Current OPEs in Superconformal Theories

TL;DR

This paper explores the structure of operator product expansions in 4d superconformal theories, highlighting how superconformal symmetry constrains the OPE of conserved currents and discussing implications for superconformal blocks.

Contribution

It clarifies how superconformal symmetry and current conservation determine the super OPE coefficients and identifies the types of operators that appear in the sOPE in 4d N=1 SCFTs.

Findings

Superconformal symmetry relates OPE coefficients of descendants to primaries.

Only integer-spin, R-charge zero operators appear in the super OPE.

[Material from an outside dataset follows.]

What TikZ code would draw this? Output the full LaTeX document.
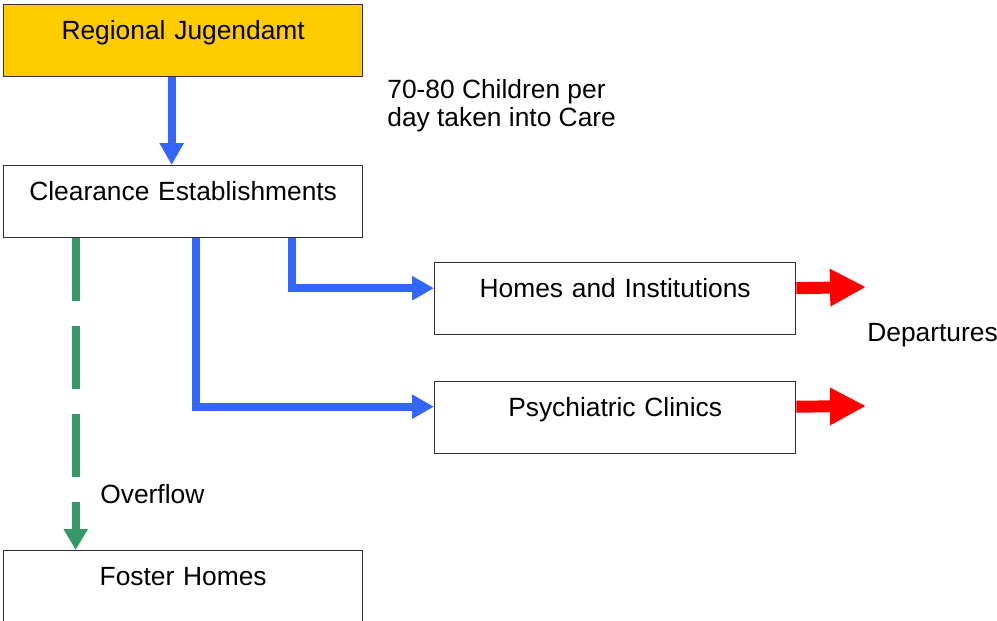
\documentclass[tikz,border=0pt]{standalone}
\usepackage{fontspec}
\setmainfont{Liberation Sans}
\usetikzlibrary{arrows.meta}
\definecolor{amtyellow}{HTML}{FFCC00}
\definecolor{flowblue}{HTML}{3366FF}
\definecolor{overgreen}{HTML}{339966}
\tikzstyle{flow} = [line width=4.5pt,draw=flowblue,-{Triangle[width=0.46cm,length=0.44cm]}]
\tikzstyle{overflow} = [line width=4.5pt,draw=overgreen,dash pattern=on 1.26cm off 0.5cm,-{Triangle[width=0.46cm,length=0.42cm]}]
\tikzstyle{leave} = [line width=6.8pt,draw=red,-{Triangle[width=0.7cm,length=0.72cm]}]

\begin{document}
\begin{tikzpicture}
        [
            x=0.02cm,y=-0.02cm,
            font=\fontsize{15}{15.9}\selectfont,
            box/.style={rectangle,draw=black!80,line width=0.8pt,inner sep=0pt,anchor=north west,
                        text width=7.18cm,align=center,text height=0.70cm,text depth=0.74cm},
            note/.style={inner sep=0pt,align=left},
        ]
    \useasboundingbox (0,0) rectangle (997,621);

    \node[box,fill=amtyellow] (amt) at (3,4) {Regional Jugendamt};
    \node[box] (clear) at (3,165) {Clearance Establishments};
    \node[box,text width=7.22cm] (homes) at (434,262) {Homes and Institutions};
    \node[box,text width=7.22cm] (psych) at (434,381) {Psychiatric Clinics};
    \node[box] (foster) at (3,550) {Foster Homes};

    \node[note,anchor=north west] (care) at (387,79) {70-80 Children per\\day taken into Care};
    \node[note,anchor=base west] (dep) at (867,342) {Departures};
    \node[note,anchor=base west] (over) at (100,503) {Overflow};

    \coordinate (out1) at (866,287);
    \coordinate (out2) at (866,406);

    \draw[flow] ([xshift=-0.23cm]amt.south) -- ([xshift=-0.23cm]clear.north);
    \draw[flow] ([xshift=2.17cm]clear.south) |- ([yshift=0.21cm]homes.west);
    \draw[flow] ([xshift=0.25cm]clear.south) |- ([yshift=0.22cm]psych.west);
    \draw[overflow] ([xshift=-2.15cm]clear.south) -- ([xshift=-2.15cm]foster.north);
    \draw[leave] ([yshift=0.21cm]homes.east) -- (out1);
    \draw[leave] ([yshift=0.22cm]psych.east) -- (out2);
\end{tikzpicture}
\end{document}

Discussion of superconformal blocks for four-point functions of currents.

Abstract

It's well known that in conformal theories the two- and three-point functions of a subset of the local operators-the conformal primaries-suffice, via the operator product expansion (OPE), to determine all local correlation functions of operators. It's less well known that, in superconformal theories, the OPE of superdescendants is generally undetermined from those of the superprimaries, and there is no universal notion of superconformal blocks. We recall these and related aspects of 4d (S)CFTs, and then we focus on the super operator product expansion (sOPE) of conserved currents in 4d N=1 SCFTs. The current-current OPE J(x)J(0) has applications to general gauge mediation. We show how superconformal symmetry, when combined with current conservation, determines the OPE coefficients of superconformal descendants in terms of those of the superconformal primaries. We show that only integer-spin real superconformal primary operators of vanishing R-charge, and their descendants, appear in the sOPE. We also discuss superconformal blocks for four-point functions of the conserved currents.